Creating Alternative Water Supplies & Workers Applying For DAPA and DACA
I'm Lacy Gray with Washington Ag Today.
With the Governor's drought emergency declaration now expanded to include roughly 44% of the state the Department of Ecology is working with available funds to lease water rights and develop grant programs that will boost stream flows, provide water for farming and create alternative water supplies. The $9 million in drought funding recently requested by Ecology from the Legislature would be used in drought declared areas for emergency water-right permits, changes to existing water rights, approving water right transfers, and agricultural and fisheries projects. Currently, 16 watersheds in Western Washington and 8 in Eastern Washington are expecting to experience drought related hardships.
WAFLA Director Dan Fazio recently received notice from U.S. Immigration and Customs Enforcement that there would be no "safe harbor" for employers who find workers are illegal, and that employers who receive knowledge a worker is not work authorized should terminate that worker.

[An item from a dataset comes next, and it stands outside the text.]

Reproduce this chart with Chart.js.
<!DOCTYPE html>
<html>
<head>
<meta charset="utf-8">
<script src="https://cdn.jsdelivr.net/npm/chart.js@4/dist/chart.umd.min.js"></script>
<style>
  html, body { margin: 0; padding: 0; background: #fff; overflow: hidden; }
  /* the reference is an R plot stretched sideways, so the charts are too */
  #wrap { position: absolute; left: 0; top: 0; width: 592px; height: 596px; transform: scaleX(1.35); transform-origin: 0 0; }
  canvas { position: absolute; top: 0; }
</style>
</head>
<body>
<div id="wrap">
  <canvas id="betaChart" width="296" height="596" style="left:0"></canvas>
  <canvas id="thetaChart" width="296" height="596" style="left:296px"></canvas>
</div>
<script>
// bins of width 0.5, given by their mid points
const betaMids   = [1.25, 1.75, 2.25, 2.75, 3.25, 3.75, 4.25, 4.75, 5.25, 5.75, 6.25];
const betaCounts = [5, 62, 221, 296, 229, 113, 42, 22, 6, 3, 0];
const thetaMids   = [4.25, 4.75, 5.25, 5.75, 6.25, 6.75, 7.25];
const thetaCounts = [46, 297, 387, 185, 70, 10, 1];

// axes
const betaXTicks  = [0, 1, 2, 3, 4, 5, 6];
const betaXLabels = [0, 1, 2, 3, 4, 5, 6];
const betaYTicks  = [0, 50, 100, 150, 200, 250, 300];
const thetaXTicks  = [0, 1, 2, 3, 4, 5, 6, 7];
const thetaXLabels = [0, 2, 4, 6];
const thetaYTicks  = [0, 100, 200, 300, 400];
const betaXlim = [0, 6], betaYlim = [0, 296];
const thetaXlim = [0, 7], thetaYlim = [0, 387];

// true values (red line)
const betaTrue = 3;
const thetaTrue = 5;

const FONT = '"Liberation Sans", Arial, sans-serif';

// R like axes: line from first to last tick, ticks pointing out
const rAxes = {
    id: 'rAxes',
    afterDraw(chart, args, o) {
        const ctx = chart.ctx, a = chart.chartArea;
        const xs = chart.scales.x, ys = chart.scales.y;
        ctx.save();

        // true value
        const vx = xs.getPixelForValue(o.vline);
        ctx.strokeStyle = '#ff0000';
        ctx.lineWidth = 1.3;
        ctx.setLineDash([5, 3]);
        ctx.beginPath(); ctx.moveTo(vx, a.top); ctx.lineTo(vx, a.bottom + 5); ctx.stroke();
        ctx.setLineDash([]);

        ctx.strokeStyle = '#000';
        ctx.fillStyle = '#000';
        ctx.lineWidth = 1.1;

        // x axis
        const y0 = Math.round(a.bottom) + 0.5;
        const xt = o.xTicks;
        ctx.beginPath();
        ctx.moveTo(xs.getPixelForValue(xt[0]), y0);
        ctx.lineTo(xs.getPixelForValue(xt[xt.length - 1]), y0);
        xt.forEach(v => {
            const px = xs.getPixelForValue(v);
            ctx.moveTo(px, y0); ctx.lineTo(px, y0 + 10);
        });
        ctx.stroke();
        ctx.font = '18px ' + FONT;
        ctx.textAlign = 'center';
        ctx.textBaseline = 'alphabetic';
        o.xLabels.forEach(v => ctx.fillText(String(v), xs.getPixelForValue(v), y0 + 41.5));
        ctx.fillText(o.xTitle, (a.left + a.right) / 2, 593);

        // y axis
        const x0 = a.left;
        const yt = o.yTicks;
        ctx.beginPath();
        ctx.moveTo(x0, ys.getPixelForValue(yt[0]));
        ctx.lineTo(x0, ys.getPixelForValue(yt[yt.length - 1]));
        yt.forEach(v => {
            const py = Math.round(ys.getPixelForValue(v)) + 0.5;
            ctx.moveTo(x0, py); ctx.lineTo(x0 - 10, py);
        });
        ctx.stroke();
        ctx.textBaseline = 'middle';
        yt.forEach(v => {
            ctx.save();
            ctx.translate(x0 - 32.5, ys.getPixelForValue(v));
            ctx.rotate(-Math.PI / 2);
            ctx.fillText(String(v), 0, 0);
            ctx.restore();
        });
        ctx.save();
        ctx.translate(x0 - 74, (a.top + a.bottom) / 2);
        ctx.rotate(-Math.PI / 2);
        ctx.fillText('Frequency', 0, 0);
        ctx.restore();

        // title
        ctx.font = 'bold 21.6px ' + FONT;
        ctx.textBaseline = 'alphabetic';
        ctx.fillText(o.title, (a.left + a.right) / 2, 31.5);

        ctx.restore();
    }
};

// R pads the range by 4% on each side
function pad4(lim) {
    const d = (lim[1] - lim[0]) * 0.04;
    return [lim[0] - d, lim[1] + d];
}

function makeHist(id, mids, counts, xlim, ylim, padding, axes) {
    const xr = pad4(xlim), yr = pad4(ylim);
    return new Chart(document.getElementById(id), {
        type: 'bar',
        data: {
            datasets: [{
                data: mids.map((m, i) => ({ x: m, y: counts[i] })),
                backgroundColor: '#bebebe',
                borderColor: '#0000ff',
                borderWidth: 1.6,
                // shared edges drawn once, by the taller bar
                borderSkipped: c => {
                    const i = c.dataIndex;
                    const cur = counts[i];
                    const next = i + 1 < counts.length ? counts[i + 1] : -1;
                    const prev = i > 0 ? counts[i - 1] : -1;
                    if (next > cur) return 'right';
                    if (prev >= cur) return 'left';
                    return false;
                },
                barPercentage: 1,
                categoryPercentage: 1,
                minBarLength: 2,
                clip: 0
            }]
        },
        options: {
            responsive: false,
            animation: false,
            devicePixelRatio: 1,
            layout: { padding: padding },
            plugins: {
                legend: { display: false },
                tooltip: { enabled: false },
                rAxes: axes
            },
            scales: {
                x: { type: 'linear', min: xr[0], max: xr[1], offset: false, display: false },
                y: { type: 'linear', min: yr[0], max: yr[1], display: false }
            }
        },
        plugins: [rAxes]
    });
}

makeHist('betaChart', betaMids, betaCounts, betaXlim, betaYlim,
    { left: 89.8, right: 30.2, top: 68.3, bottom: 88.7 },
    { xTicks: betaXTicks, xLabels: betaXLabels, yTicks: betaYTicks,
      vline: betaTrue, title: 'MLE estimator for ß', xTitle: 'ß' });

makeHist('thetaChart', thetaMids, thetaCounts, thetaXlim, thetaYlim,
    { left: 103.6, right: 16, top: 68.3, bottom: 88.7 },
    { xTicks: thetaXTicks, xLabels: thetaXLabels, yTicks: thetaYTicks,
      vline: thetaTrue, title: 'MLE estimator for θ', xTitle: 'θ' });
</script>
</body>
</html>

FAZIO: The letter from ICE confirmed that employers should put a system in place so that they are not aware of workers who are applying for DAPA and DACA. The good news is that it's relatively easy to put a system like that in place. We have a policy on our website that employers can use, and I really can't conceive of the government ever going after an employer for helping a person apply for the program that the government is putting out there. But they did remind us that employers need to take care; that if an employee asks for assistance, they should just refer them to an immigration attorney.
That's Washington Ag Today.
I'm Lacy Gray with the Ag Information Network of the West.